There are so many situations when a student must know and be able to cook up a very basic and uninspired FPT. Standardized testing does not reward “rhetorical analysis” it rewards “declarative knowledge” and as the scoring of these test becomes more automated, students who can organize and declare what they know in a formula easy to recognize and grade will be rewarded with higher scores. Whether or not we agree with the way standardized testing penalizes creativity and critical thinking, it is our responsibility, as teachers, to teach students how to write for these tests. To mix a metaphor, we need to play the cards we’re dealt. In addition, many teachers in other disciplines do not value creative FPT’s. But, if we teach our students the basics of the FTP and then teach them to add spices and zesty ingredients; they might even be able to, as Baron says, “deploy sesquipedalian words appropriately.” (Oh puleeeeeze – just say long! – and when have sesquipedalian words made a paragraph good?)
Replacing a basic recipe that has worked for years and years with a crazy new one that is more complicated and just as formulaic seems crazy to me.
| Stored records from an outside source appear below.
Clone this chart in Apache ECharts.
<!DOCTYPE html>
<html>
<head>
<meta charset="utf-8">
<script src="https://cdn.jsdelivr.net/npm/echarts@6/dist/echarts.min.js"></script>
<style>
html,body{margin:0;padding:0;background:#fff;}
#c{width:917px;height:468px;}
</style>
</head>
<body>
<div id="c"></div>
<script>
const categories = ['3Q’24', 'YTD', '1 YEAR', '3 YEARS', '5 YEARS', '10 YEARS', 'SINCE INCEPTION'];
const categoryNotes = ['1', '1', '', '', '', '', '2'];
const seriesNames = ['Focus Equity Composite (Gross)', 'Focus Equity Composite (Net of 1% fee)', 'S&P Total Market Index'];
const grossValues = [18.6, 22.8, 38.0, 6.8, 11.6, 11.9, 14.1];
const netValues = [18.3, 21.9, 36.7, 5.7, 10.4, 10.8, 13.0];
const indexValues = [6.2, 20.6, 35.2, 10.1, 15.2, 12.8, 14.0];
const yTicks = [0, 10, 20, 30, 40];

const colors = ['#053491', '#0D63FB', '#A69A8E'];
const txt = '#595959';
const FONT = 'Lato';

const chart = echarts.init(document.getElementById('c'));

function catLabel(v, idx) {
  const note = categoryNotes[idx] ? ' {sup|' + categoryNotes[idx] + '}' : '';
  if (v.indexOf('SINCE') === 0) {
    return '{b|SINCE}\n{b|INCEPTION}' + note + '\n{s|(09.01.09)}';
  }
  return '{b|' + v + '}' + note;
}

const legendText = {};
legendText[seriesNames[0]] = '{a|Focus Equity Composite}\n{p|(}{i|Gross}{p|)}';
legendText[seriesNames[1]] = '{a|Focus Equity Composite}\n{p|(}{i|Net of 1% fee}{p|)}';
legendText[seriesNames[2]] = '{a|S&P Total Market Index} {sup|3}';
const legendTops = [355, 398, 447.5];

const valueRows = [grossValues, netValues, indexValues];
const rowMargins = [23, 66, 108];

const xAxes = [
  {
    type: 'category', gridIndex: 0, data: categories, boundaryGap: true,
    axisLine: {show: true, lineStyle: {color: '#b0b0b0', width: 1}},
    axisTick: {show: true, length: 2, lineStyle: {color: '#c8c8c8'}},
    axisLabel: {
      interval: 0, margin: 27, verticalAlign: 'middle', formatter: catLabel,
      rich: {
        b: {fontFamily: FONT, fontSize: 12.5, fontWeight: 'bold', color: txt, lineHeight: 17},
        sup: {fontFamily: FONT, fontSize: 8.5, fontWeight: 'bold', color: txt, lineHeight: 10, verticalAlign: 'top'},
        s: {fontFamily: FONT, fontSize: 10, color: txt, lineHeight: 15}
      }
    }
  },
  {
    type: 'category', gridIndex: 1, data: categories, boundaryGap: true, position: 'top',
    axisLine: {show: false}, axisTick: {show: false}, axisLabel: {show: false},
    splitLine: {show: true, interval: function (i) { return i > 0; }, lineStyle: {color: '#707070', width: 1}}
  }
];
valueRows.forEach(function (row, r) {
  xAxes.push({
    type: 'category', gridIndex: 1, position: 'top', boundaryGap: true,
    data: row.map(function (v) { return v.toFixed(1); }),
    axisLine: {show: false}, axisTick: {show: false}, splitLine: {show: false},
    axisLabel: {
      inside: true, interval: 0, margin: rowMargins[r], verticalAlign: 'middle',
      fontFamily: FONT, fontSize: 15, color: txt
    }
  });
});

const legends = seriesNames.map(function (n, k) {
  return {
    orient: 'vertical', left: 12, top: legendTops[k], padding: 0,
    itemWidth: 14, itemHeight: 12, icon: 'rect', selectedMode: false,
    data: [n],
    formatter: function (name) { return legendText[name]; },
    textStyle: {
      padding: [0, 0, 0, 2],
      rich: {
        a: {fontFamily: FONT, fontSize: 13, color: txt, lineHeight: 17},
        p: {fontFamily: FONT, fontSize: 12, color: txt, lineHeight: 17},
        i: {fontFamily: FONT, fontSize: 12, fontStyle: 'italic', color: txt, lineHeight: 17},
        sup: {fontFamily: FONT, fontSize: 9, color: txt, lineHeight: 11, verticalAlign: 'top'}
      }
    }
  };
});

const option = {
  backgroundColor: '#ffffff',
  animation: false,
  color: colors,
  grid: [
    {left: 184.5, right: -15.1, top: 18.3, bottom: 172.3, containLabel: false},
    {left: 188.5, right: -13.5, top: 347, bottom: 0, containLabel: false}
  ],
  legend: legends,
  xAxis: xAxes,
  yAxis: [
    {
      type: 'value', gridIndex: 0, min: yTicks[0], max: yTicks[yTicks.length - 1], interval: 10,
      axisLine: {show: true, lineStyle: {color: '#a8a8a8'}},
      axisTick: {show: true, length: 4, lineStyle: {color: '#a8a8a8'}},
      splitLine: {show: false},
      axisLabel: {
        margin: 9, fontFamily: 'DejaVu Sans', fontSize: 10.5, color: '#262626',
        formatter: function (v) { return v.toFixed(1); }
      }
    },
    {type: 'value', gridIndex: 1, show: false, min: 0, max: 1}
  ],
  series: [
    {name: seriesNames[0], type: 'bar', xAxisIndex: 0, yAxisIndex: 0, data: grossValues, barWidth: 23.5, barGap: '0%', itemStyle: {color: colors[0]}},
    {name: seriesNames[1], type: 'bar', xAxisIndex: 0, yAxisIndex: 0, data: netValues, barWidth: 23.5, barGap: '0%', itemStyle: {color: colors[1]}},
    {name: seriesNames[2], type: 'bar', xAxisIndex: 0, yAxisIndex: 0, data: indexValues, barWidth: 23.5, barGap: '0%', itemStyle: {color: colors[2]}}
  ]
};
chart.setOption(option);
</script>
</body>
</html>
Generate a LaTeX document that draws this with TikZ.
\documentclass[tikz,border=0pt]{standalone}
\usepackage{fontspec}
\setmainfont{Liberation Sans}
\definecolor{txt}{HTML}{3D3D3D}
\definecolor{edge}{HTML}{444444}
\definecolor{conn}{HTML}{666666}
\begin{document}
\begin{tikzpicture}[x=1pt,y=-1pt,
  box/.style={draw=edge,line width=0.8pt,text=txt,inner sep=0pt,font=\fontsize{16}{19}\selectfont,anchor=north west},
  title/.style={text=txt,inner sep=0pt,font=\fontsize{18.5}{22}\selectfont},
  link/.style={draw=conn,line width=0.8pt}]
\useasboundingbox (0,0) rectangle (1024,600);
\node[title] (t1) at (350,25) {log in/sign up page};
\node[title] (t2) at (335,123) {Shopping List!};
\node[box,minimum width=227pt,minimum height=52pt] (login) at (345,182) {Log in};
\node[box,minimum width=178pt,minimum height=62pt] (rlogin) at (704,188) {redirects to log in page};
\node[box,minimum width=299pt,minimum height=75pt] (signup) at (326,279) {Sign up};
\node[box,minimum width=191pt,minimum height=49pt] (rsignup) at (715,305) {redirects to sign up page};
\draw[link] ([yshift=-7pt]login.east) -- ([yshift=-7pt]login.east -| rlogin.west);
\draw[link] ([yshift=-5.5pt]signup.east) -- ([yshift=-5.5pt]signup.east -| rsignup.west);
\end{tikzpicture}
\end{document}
A formula is a formula and maybe, just maybe, we use the FPT because it works. That’s how Julia felt about her basic recipes and who would I be to argue with Julia?
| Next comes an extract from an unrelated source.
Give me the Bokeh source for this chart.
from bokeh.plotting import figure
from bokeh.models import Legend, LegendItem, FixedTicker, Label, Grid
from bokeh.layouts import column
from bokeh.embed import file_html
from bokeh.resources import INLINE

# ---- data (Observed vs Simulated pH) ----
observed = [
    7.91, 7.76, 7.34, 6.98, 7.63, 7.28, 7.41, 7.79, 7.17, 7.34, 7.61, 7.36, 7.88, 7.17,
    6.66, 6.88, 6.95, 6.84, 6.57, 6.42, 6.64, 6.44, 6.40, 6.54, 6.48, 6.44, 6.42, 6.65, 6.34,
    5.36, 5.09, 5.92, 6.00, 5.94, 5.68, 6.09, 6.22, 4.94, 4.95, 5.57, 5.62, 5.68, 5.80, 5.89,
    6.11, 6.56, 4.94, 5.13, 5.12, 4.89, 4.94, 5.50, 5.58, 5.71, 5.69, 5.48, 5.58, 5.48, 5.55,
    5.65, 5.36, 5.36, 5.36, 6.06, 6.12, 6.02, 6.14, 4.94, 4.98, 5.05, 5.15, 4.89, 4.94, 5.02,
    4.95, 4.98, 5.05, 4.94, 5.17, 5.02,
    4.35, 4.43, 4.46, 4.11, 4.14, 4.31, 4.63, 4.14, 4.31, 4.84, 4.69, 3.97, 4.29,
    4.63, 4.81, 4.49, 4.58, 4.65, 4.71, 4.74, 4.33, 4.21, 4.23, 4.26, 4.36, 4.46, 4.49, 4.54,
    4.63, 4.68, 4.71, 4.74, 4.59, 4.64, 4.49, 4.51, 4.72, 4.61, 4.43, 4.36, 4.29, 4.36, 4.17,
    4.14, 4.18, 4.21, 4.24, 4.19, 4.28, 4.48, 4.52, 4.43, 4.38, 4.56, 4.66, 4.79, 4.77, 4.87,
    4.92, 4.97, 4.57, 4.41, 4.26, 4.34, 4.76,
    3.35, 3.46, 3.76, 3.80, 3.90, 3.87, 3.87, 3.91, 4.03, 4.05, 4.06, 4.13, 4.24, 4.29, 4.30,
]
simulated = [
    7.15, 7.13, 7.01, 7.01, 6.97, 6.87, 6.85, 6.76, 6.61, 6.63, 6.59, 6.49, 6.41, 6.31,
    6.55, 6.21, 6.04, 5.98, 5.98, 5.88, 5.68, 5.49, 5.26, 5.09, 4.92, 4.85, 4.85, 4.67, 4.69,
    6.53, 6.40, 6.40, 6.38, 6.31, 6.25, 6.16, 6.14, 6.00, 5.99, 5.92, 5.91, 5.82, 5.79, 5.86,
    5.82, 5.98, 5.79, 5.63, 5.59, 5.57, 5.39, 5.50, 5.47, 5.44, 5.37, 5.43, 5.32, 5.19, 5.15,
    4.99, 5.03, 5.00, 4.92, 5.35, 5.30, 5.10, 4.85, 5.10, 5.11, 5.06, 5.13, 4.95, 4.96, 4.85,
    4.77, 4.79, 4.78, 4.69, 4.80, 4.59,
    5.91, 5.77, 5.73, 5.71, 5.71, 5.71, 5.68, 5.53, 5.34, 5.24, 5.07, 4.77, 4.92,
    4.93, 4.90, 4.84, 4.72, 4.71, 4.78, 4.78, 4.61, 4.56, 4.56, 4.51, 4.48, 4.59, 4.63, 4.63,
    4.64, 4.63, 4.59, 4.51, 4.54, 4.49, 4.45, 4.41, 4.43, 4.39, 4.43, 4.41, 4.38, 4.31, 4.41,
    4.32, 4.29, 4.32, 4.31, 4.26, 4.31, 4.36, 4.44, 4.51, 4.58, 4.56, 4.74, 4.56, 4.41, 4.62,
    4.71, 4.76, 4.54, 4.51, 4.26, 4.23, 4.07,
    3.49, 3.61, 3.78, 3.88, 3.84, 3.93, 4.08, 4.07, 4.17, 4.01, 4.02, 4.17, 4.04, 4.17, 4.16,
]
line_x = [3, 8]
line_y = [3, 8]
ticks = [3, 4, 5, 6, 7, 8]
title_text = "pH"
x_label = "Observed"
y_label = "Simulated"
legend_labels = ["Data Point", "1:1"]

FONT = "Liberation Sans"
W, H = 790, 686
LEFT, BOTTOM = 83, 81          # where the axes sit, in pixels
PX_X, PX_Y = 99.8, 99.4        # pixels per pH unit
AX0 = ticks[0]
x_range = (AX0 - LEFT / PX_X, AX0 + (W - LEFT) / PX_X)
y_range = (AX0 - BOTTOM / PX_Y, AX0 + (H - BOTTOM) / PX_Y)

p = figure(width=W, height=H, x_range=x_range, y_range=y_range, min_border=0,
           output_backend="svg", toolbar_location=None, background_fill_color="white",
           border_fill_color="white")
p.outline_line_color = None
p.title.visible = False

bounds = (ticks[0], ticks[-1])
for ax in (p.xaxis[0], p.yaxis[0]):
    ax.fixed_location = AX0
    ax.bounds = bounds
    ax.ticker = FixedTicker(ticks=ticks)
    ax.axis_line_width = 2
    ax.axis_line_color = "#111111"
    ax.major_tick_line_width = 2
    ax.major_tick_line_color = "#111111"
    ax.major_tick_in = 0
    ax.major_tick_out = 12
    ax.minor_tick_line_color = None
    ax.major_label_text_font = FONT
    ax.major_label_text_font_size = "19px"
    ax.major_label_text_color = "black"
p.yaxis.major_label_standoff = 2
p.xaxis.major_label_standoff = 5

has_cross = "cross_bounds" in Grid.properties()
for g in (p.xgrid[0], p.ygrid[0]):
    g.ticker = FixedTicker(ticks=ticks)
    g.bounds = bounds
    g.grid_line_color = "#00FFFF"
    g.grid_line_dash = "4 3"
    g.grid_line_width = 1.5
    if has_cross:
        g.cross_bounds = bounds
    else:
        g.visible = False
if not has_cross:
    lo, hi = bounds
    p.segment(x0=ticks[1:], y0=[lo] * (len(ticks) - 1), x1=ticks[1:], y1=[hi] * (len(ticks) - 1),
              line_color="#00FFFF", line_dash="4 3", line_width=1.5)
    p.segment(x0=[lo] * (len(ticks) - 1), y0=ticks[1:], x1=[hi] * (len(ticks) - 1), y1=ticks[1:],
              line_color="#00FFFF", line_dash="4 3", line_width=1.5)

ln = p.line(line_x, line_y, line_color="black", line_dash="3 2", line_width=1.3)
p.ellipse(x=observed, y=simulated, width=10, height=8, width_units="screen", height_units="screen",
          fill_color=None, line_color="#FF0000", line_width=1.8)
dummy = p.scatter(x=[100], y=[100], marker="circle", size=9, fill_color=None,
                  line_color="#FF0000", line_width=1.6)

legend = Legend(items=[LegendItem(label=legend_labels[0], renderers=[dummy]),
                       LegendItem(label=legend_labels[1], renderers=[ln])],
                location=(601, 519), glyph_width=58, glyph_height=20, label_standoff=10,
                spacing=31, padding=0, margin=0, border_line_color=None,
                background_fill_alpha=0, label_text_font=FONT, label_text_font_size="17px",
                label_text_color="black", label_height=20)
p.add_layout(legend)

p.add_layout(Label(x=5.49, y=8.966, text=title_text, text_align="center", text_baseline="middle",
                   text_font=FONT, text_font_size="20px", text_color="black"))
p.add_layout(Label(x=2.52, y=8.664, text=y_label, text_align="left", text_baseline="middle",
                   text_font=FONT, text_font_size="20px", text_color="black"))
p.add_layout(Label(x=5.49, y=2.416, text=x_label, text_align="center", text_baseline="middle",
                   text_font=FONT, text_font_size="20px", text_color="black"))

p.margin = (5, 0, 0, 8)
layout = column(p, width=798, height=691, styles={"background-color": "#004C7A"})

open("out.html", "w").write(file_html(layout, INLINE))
There were too many cooks in the kitchen, so to speak, with this week’s reading. Dean, Nunnally, and Novick agree in principle that the FPT is a useful recipe for students to know and if taught with “creativity and variety” like adding genre or with a “train of thought” as a unifying ingredient, can push the boundaries of the FPT. After all, is writing just using formula and convention in creative ways? We know a sonnet, a haiku, dialogue, etc. by its formula and conventions – it is the writer who stirs the ingredients together to make the formula work – or not work. A stinky sonnet isn’t rotten because its formula is a sonnet; it reeks because the writer didn’t mix it together properly. It’s not the FPT that is at fault, it’s the cook!
There are so many situations when a student must know and be able to cook up a very basic and uninspired FPT. Standardized testing does not reward “rhetorical analysis” it rewards “declarative knowledge” and as the scoring of these test becomes more automated, students who can organize and declare what they know in a formula easy to recognize and grade will be rewarded with higher scores. Whether or not we agree with the way standardized testing penalizes creativity and critical thinking, it is our responsibility, as teachers, to teach students how to write for these tests. To mix a metaphor, we need to play the cards we’re dealt. In addition, many teachers in other disciplines do not value creative FPT’s. But, if we teach our students the basics of the FTP and then teach them to add spices and zesty ingredients; they might even be able to, as Baron says, “deploy sesquipedalian words appropriately.” (Oh puleeeeeze – just say long! – and when have sesquipedalian words made a paragraph good?)
Replacing a basic recipe that has worked for years and years with a crazy new one that is more complicated and just as formulaic seems crazy to me. A formula is a formula and maybe, just maybe, we use the FPT because it works. That’s how Julia felt about her basic recipes and who would I be to argue with Julia?
The web site I'm listing is a U of St. Thomas website that gives the basic formula for FPT, compare and contrast and content driven and chronilogical essays. I know our cohort is creative enough to take these basic formulas and turn them into a delicious dish! The site is: http://www.stu.edu/organizing---structuring-your-writing-article-2119.html
1 comment:
Nice analogy - way to break it down for us. Had I read your blog first I probably could have skipped the articles. Although seemingly overused, there are some benefits to the FPT.